«Алтарь» в разговорном левантийском (сиро-палестинском) арабском и арамейском – все еще maḋbaḣ от корня «дхб», «ритуальное убийство путем перерезания гортанной вены». Древняя традиция оставила отпечаток и на исламе: халяльная пища требует именно такого метода забоя. А qorban, семитское слово от корня «крб», «приближаться (к Богу)», изначально – через жертвоприношение, все еще обозначает таинство.
Одна из ключевых фигур шиитского ислама, имам Хусейн, сын Али, воззвал к Богу перед смертью, предложив себя в качестве жертвы: «Позволь мне стать для Тебя qorban», – ценнее жертвы быть не может[115].
Его последователи до сих пор буквально ставят шкуру на кон: почитая память Хусейна ибн Али в день Ашура, они до крови хлещут себя плетьми. Самоистязание присутствует и в христианстве – в память о страстях Христовых; в Средние века оно было распространено повсеместно, а сегодня наблюдается кое-где в Азии и Латинской Америке.
В языческом (греко-семитском) мире Восточного Средиземноморья поклоняться богам без жертв было нельзя. Дело опять же в выявленных предпочтениях. Кроме того, когда применялось всесожжение, жертву именно сжигали – людям она не доставалась. Впрочем, не совсем так: свою долю получал верховный жрец; жречество занимало крайне прибыльную позицию – в дохристианском грекоязычном Восточном Средиземноморье посты верховных жрецов часто продавались практически с аукциона.
Жертвы приносили и в Иерусалимском храме.

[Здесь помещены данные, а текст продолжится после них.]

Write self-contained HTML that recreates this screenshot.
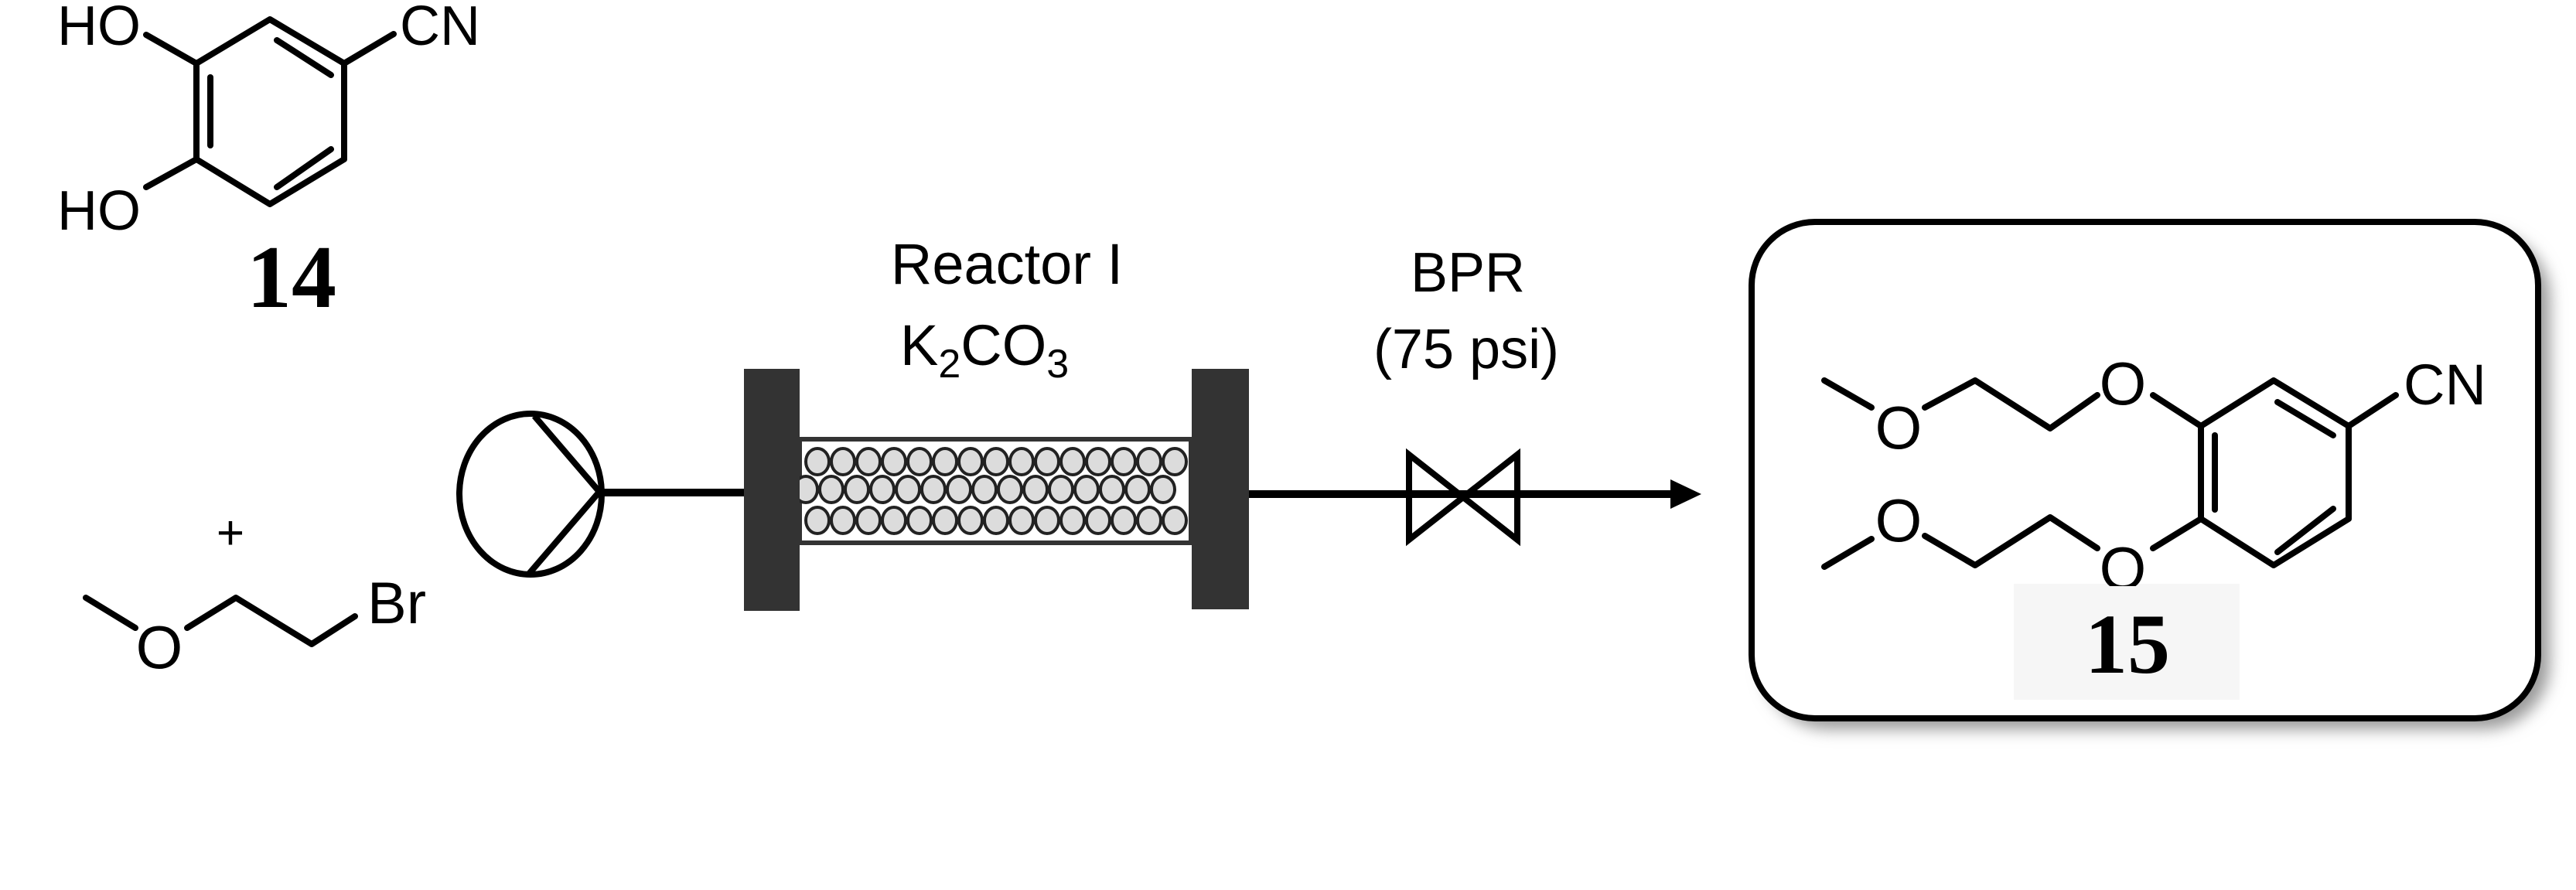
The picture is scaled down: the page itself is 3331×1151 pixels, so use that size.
<!DOCTYPE html>
<html><head><meta charset="utf-8"><style>
html,body{margin:0;padding:0;background:#fff;}
svg{display:block;}
text{font-family:"Liberation Sans",sans-serif;fill:#000;}
.b{font-family:"Liberation Serif",serif;font-weight:bold;}
</style></head><body>
<svg width="3331" height="1151" viewBox="0 0 3331 1151" xmlns="http://www.w3.org/2000/svg">
<defs>
<filter id="sh" x="-10%" y="-10%" width="130%" height="130%">
<feGaussianBlur stdDeviation="10"/>
</filter>
</defs>
<g stroke="#000" stroke-width="8" fill="none" stroke-linecap="round" stroke-linejoin="round">
<!-- compound 14 -->
<polygon points="349,25 254,82 254,206 349,264 445,206 445,82"/>
<line x1="272" y1="100" x2="272" y2="188"/>
<line x1="358" y1="52" x2="428" y2="97"/>
<line x1="358" y1="242" x2="428" y2="193"/>
<line x1="254" y1="82" x2="189" y2="45"/>
<line x1="254" y1="206" x2="189" y2="242"/>
<line x1="445" y1="82" x2="509" y2="44"/>
<!-- bromide -->
<polyline points="111,773 175,812"/>
<polyline points="242,812 305,773 403,833 459,797"/>
</g>
<text x="74" y="58" font-size="72">HO</text>
<text x="74" y="297" font-size="72">HO</text>
<text x="517" y="58" font-size="72">CN</text>
<text x="377" y="397" font-size="116" class="b" text-anchor="middle">14</text>
<text x="298" y="710" font-size="62" text-anchor="middle">+</text>
<text x="206" y="864" font-size="78" text-anchor="middle">O</text>
<text x="475" y="806" font-size="76">Br</text>

<!-- pump -->
<g stroke="#000" fill="none" stroke-width="8">
<ellipse cx="686" cy="639" rx="92" ry="104"/>
<polyline points="691,538 775,636 684,742"/>
<line x1="775" y1="637" x2="962" y2="637" stroke-width="10"/>
<line x1="1615" y1="639" x2="2170" y2="639" stroke-width="10"/>
<path d="M1822,588 L1822,698 L1962,588 L1962,698 Z" stroke-width="8" stroke-linejoin="miter"/>
</g>
<polygon points="2160,620 2200,639 2160,658" fill="#000"/>
<!-- reactor -->
<rect x="1034" y="568" width="506" height="134" fill="#fff" stroke="#333" stroke-width="6"/>
<g fill="#dcdcdc" stroke="#222" stroke-width="4">
<g id="r1">
<ellipse cx="1057" cy="597" rx="15" ry="17"/><ellipse cx="1090" cy="597" rx="15" ry="17"/><ellipse cx="1123" cy="597" rx="15" ry="17"/><ellipse cx="1156" cy="597" rx="15" ry="17"/><ellipse cx="1189" cy="597" rx="15" ry="17"/><ellipse cx="1222" cy="597" rx="15" ry="17"/><ellipse cx="1255" cy="597" rx="15" ry="17"/><ellipse cx="1288" cy="597" rx="15" ry="17"/><ellipse cx="1321" cy="597" rx="15" ry="17"/><ellipse cx="1354" cy="597" rx="15" ry="17"/><ellipse cx="1387" cy="597" rx="15" ry="17"/><ellipse cx="1420" cy="597" rx="15" ry="17"/><ellipse cx="1453" cy="597" rx="15" ry="17"/><ellipse cx="1486" cy="597" rx="15" ry="17"/><ellipse cx="1519" cy="597" rx="15" ry="17"/>
</g>
<use href="#r1" transform="translate(-15,36)"/>
<use href="#r1" transform="translate(0,76)"/>
</g>
<rect x="962" y="477" width="72" height="313" fill="#333"/>
<rect x="1541" y="477" width="74" height="311" fill="#333"/>
<text x="1302" y="367" font-size="74" text-anchor="middle">Reactor I</text>
<text x="1164" y="472" font-size="74">K<tspan font-size="52" dy="16">2</tspan><tspan dy="-16">CO</tspan><tspan font-size="52" dy="16">3</tspan></text>
<text x="1898" y="377" font-size="72" text-anchor="middle">BPR</text>
<text x="1896" y="476" font-size="72" text-anchor="middle">(75 psi)</text>

<!-- product box -->
<rect x="2280" y="300" width="1017" height="643" rx="85" fill="#999" filter="url(#sh)"/>
<rect x="2265" y="287" width="1017" height="642" rx="82" fill="#fff" stroke="#000" stroke-width="8"/>
<rect x="2604" y="755" width="292" height="150" fill="#f6f6f6"/>
<g stroke="#000" stroke-width="8" fill="none" stroke-linecap="round" stroke-linejoin="round">
<polygon points="2940,492 2846,551 2846,671 2940,731 3037,671 3037,551"/>
<line x1="2864" y1="563" x2="2864" y2="659"/>
<line x1="2945" y1="520" x2="3017" y2="563"/>
<line x1="2945" y1="714" x2="3017" y2="658"/>
<line x1="3037" y1="551" x2="3098" y2="511"/>
<line x1="2846" y1="551" x2="2784" y2="511"/>
<polyline points="2712,511 2651,554 2554,492 2489,527"/>
<line x1="2420" y1="527" x2="2359" y2="492"/>
<line x1="2846" y1="671" x2="2784" y2="709"/>
<polyline points="2712,709 2651,669 2554,731 2489,693"/>
<line x1="2420" y1="697" x2="2359" y2="733"/>
</g>
<text x="3108" y="523" font-size="74">CN</text>
<text x="2745" y="523" font-size="78" text-anchor="middle">O</text>
<text x="2455" y="580" font-size="78" text-anchor="middle">O</text>
<text x="2455" y="700" font-size="78" text-anchor="middle">O</text>
<text x="2745" y="762" font-size="78" text-anchor="middle">O</text>
<rect x="2604" y="758" width="292" height="20" fill="#f6f6f6"/>
<text x="2751" y="870" font-size="110" class="b" text-anchor="middle">15</text>
</svg>
</body></html>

Это делали даже поздние иудеи, или ранние христиане, последователи павлианского христианства. Послание к евреям, 9: 22: «Да и все почти по закону очищается кровью, и без пролития крови не бывает прощения» – «Et omnia paene in sanguine mundantur secundum legem et sine sanguinis fusione non fit remissio».
Но христианство в итоге отвергло идею такого жертвоприношения, сказав, что Христос искупил чужие грехи своей кровью. Однако, придя в католический или православный храм во время воскресной службы, вы увидите симулякр. Кровь заменяется вином, в конце церемонии его наливают в piscina (умывальницу). Ровно как на алтаре в Маалуле.
Христианство использовало личность Христа как симулякр: он принес себя в жертву за всех нас.
На Тайной вечере, в ту ночь, когда Спасителя нашего предавали, Он установил Евхаристическую Жертву Тела и Крови Своей, чтобы увековечить в ней Жертву Креста до тех пор, пока Он не придет. (Sacrosanctum Consilium, 47)[116]
Жертвоприношение в итоге обращалось в метафору:
Итак, умоляю вас, братия, милосердием Божиим, представьте тела ваши в жертву живую, святую, благоугодную Богу, для разумного служения вашего… (Рим. 12: 1)
В иудаизме эволюция концепции была аналогичной: после разрушения Второго храма в I веке н. э. животных в жертву уже не приносили. Родившаяся задолго до того притча об Исааке и Аврааме показывает, что авраамические секты постепенно отходили от человеческих жертвоприношений – и от принципа шкуры на кону. Но животных в жертву какое-то время все-таки закалывали – пусть и на иных условиях. Бог испытывал веру Авраама, требуя асимметричного дара: «Принеси Мне в жертву своего сына». Как правило, боги требовали только часть урожая в обмен на будущую выгоду и урожай лучше прежнего; обычные подарки тоже дарят, по умолчанию ожидая получить что-то взамен. Это было бы самое ценное и безусловное подношение Богу. Это была не сделка – ну или сделка, которая положила бы конец всем сделкам. Примерно через тысячу лет свою последнюю сделку заключили христиане.